— WHAT IS BEING ASKED —
Count only the lines of the records that hold "this", then give the number without any other words.

— TASK INPUT —
** BEGIN **

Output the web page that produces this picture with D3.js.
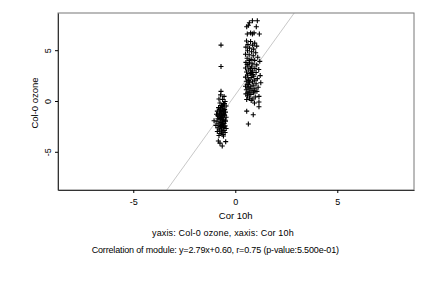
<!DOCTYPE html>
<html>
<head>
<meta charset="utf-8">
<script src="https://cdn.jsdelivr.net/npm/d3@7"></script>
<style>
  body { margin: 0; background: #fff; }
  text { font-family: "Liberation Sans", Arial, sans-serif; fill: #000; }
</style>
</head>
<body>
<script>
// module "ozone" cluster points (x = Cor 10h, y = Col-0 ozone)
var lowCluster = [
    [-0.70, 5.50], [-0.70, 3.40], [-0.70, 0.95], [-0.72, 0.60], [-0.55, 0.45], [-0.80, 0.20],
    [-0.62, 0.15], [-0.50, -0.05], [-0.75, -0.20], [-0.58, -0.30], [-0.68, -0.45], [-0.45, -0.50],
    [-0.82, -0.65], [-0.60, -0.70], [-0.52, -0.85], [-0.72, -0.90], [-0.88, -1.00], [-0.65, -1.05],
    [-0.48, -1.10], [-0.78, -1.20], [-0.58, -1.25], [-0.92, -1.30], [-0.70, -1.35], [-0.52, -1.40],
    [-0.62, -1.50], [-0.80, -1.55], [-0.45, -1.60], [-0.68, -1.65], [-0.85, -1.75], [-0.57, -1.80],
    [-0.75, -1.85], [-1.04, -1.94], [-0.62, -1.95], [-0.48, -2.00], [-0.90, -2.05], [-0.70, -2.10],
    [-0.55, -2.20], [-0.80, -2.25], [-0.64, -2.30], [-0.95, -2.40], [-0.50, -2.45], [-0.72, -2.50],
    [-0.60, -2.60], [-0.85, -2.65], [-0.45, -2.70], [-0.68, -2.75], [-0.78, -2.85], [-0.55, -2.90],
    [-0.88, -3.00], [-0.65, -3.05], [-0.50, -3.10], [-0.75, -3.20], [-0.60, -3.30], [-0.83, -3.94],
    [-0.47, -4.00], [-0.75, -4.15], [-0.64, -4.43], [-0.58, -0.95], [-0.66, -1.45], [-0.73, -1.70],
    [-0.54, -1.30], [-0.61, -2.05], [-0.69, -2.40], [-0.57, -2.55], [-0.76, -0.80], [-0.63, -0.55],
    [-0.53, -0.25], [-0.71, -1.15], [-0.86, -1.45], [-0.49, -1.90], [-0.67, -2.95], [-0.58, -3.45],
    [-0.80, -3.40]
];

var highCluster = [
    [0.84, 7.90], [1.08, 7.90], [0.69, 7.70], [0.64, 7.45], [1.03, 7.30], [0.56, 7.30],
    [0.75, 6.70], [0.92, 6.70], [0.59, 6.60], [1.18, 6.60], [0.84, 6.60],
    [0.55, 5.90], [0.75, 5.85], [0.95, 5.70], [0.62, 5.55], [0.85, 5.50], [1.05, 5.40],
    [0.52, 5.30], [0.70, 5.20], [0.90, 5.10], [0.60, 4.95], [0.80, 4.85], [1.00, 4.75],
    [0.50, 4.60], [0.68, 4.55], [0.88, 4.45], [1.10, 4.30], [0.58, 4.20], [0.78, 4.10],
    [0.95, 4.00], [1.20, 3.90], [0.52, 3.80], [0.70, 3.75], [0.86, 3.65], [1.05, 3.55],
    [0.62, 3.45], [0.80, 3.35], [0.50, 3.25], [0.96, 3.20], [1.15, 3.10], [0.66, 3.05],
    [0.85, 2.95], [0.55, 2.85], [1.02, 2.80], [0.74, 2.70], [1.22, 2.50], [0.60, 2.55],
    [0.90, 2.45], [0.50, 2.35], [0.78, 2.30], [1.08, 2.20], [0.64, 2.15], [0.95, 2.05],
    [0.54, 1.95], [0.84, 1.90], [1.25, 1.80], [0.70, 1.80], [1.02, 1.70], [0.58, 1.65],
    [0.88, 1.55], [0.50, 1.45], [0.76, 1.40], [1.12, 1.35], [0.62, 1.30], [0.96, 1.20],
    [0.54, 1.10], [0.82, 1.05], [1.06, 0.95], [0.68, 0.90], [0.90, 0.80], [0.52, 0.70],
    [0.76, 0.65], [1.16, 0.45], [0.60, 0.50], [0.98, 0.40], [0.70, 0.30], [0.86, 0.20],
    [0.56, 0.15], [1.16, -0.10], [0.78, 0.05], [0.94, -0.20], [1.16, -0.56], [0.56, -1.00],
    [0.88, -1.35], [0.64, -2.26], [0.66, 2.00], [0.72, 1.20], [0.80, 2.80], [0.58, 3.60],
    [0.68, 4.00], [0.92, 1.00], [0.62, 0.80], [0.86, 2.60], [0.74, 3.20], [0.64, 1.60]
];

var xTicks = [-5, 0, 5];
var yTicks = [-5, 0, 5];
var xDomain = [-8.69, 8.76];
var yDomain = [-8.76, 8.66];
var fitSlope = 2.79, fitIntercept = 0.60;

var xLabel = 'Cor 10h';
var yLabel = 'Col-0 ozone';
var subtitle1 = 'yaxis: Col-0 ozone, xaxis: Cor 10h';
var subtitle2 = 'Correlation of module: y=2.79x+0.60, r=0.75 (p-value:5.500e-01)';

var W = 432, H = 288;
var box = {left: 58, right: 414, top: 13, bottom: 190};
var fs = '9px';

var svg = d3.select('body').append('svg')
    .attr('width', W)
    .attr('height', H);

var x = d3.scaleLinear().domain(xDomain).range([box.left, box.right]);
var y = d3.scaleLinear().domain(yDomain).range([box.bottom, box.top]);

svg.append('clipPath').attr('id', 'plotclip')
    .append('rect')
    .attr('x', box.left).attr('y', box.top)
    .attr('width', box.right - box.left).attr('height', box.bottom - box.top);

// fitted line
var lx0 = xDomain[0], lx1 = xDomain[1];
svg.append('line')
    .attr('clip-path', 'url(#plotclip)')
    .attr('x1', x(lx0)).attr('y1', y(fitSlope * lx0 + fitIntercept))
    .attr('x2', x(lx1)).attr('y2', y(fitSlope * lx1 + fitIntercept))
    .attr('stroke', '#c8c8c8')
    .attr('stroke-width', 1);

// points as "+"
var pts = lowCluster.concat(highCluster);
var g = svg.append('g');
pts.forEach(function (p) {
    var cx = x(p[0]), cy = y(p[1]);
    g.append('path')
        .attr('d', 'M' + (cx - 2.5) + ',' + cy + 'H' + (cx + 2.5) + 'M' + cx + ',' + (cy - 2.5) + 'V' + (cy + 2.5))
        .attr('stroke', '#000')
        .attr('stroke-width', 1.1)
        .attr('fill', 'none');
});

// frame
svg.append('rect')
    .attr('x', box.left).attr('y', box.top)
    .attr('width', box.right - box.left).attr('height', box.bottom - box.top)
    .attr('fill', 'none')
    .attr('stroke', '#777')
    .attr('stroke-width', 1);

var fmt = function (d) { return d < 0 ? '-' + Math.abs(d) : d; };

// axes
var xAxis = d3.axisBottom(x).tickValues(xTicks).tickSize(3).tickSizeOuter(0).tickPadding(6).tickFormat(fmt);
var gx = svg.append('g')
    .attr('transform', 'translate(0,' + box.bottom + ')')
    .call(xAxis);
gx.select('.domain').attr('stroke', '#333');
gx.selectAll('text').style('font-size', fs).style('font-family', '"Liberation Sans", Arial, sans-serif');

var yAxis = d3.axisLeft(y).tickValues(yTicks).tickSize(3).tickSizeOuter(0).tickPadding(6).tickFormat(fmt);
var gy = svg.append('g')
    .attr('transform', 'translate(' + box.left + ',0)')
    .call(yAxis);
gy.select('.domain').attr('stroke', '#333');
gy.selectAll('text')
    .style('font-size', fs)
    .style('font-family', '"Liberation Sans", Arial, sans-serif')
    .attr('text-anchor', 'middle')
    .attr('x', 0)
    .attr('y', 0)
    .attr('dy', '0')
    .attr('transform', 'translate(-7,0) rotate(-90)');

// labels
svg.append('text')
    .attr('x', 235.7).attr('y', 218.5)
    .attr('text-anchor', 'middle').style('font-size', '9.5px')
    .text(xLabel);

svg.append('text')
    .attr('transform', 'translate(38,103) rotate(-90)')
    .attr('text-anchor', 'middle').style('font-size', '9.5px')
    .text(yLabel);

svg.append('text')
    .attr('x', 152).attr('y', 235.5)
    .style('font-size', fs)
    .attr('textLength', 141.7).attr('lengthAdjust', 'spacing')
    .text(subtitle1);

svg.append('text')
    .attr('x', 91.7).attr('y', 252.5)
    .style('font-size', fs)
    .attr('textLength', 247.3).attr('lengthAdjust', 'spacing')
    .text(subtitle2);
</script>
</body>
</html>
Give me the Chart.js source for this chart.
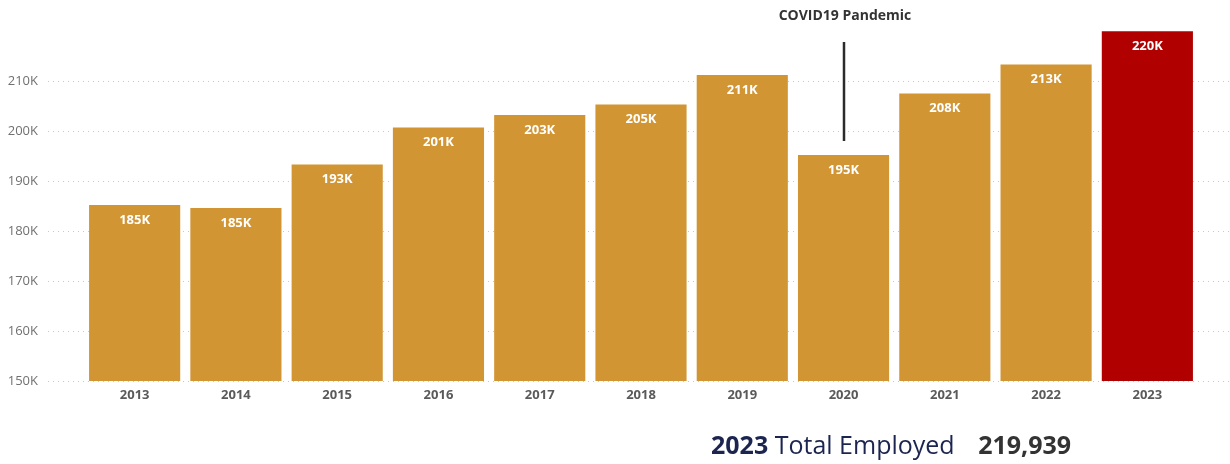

** END **

— TASK ANSWER —
2